Input material:
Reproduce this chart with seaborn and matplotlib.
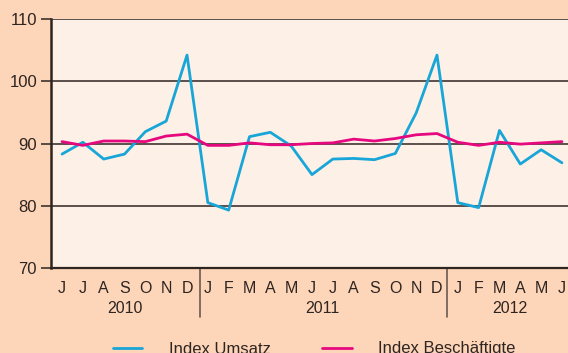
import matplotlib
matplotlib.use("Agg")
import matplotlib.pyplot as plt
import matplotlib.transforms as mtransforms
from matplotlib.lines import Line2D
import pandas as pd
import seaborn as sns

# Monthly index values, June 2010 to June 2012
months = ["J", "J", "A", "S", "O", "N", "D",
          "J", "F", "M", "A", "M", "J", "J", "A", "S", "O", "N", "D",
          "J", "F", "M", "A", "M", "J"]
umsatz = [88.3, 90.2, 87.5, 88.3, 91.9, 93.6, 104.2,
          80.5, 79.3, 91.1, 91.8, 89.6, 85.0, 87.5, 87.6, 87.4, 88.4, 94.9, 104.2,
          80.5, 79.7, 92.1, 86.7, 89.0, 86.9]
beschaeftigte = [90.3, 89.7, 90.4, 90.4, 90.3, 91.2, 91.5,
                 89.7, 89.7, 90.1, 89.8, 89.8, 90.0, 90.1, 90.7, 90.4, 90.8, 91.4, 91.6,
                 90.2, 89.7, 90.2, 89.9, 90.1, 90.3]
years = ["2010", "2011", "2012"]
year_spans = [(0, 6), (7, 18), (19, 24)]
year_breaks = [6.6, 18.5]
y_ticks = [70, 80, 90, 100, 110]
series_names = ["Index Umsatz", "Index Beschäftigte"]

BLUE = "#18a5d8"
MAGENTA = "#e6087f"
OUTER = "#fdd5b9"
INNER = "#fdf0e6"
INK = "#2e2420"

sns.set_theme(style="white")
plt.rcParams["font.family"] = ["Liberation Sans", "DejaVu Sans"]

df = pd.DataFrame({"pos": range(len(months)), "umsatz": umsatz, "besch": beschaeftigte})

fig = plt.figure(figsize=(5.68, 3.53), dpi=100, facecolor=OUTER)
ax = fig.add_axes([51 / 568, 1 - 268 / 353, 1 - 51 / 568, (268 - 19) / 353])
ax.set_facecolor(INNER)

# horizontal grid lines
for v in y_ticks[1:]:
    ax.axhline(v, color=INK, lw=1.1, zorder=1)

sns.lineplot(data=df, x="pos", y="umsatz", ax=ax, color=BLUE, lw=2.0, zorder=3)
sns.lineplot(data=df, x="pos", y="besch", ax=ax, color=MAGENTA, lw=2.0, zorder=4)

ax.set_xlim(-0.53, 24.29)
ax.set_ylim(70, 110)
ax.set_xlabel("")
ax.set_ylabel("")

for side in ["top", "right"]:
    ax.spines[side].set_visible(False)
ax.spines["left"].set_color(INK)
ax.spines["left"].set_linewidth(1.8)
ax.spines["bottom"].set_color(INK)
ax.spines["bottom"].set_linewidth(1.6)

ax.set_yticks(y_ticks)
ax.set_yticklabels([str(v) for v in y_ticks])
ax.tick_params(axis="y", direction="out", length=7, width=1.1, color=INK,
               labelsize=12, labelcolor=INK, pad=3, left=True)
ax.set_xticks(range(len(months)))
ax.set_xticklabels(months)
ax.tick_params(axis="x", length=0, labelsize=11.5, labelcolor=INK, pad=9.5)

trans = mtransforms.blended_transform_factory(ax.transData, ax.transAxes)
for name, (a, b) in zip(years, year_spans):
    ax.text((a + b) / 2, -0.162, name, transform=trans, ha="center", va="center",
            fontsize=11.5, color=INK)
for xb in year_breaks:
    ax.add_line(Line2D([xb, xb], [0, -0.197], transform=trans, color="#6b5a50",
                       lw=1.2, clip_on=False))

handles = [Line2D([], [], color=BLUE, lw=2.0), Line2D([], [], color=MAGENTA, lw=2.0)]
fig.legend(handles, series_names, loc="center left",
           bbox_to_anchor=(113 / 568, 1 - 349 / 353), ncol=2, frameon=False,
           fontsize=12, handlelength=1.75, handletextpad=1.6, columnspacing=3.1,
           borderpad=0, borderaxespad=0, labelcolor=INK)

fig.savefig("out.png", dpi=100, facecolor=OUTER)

---

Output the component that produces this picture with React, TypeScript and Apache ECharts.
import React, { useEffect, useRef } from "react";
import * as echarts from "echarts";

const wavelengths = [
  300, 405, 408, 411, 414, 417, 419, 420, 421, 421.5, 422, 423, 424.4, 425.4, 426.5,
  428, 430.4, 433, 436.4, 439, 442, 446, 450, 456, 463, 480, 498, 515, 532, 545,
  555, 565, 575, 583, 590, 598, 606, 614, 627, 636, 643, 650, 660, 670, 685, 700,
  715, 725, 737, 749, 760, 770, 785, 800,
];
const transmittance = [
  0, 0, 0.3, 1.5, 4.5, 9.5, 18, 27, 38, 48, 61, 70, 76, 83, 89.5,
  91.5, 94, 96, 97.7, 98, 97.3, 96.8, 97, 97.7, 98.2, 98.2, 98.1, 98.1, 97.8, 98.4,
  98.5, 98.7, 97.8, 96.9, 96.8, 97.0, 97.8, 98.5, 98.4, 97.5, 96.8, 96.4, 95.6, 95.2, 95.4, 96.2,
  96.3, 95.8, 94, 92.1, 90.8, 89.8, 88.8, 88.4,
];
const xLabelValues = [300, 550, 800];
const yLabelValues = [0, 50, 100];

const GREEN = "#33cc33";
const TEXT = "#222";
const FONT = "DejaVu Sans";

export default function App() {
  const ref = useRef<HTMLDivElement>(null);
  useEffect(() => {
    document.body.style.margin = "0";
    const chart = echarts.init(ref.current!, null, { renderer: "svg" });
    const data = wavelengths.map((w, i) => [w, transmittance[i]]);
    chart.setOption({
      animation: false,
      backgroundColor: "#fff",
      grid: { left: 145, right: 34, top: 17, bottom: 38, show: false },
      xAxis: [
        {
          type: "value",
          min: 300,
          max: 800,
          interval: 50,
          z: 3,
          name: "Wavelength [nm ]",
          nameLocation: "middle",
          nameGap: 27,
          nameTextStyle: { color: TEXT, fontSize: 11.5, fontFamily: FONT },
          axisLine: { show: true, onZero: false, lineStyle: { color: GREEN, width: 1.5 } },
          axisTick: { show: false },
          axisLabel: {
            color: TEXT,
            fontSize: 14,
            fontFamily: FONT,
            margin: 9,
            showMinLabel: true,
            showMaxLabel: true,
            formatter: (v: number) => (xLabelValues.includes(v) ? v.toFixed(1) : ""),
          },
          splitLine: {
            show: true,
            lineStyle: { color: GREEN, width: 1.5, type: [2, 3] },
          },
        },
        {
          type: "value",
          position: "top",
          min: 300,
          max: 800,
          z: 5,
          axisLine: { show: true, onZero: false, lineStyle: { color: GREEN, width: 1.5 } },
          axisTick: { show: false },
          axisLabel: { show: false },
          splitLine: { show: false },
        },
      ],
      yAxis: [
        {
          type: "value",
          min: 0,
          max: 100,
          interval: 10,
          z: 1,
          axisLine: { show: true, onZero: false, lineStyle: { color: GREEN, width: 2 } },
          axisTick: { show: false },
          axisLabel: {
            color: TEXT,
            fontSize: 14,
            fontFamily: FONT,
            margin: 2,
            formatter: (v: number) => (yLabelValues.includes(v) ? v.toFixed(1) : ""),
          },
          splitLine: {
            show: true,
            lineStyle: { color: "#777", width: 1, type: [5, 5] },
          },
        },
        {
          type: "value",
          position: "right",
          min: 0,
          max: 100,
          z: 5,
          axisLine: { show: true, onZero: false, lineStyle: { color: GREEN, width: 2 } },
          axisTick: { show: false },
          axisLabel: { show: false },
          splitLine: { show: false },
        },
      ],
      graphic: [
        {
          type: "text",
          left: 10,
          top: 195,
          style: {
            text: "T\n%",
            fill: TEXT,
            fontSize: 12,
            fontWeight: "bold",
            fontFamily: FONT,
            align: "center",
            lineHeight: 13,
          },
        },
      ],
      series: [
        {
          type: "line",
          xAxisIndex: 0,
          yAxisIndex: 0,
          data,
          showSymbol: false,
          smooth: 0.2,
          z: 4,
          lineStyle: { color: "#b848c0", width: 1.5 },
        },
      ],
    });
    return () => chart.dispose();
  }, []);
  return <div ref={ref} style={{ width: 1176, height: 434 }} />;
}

What is expected: Only the lines from the one containing "Reproduce this chart" down to the one containing "color=MAGENTA, lw=2.0, zorder=4)" should be copied, exactly and with both ends kept. Drop the pictures.

Expected answer:
Reproduce this chart with seaborn and matplotlib.
import matplotlib
matplotlib.use("Agg")
import matplotlib.pyplot as plt
import matplotlib.transforms as mtransforms
from matplotlib.lines import Line2D
import pandas as pd
import seaborn as sns

# Monthly index values, June 2010 to June 2012
months = ["J", "J", "A", "S", "O", "N", "D",
          "J", "F", "M", "A", "M", "J", "J", "A", "S", "O", "N", "D",
          "J", "F", "M", "A", "M", "J"]
umsatz = [88.3, 90.2, 87.5, 88.3, 91.9, 93.6, 104.2,
          80.5, 79.3, 91.1, 91.8, 89.6, 85.0, 87.5, 87.6, 87.4, 88.4, 94.9, 104.2,
          80.5, 79.7, 92.1, 86.7, 89.0, 86.9]
beschaeftigte = [90.3, 89.7, 90.4, 90.4, 90.3, 91.2, 91.5,
                 89.7, 89.7, 90.1, 89.8, 89.8, 90.0, 90.1, 90.7, 90.4, 90.8, 91.4, 91.6,
                 90.2, 89.7, 90.2, 89.9, 90.1, 90.3]
years = ["2010", "2011", "2012"]
year_spans = [(0, 6), (7, 18), (19, 24)]
year_breaks = [6.6, 18.5]
y_ticks = [70, 80, 90, 100, 110]
series_names = ["Index Umsatz", "Index Beschäftigte"]

BLUE = "#18a5d8"
MAGENTA = "#e6087f"
OUTER = "#fdd5b9"
INNER = "#fdf0e6"
INK = "#2e2420"

sns.set_theme(style="white")
plt.rcParams["font.family"] = ["Liberation Sans", "DejaVu Sans"]

df = pd.DataFrame({"pos": range(len(months)), "umsatz": umsatz, "besch": beschaeftigte})

fig = plt.figure(figsize=(5.68, 3.53), dpi=100, facecolor=OUTER)
ax = fig.add_axes([51 / 568, 1 - 268 / 353, 1 - 51 / 568, (268 - 19) / 353])
ax.set_facecolor(INNER)

# horizontal grid lines
for v in y_ticks[1:]:
    ax.axhline(v, color=INK, lw=1.1, zorder=1)

sns.lineplot(data=df, x="pos", y="umsatz", ax=ax, color=BLUE, lw=2.0, zorder=3)
sns.lineplot(data=df, x="pos", y="besch", ax=ax, color=MAGENTA, lw=2.0, zorder=4)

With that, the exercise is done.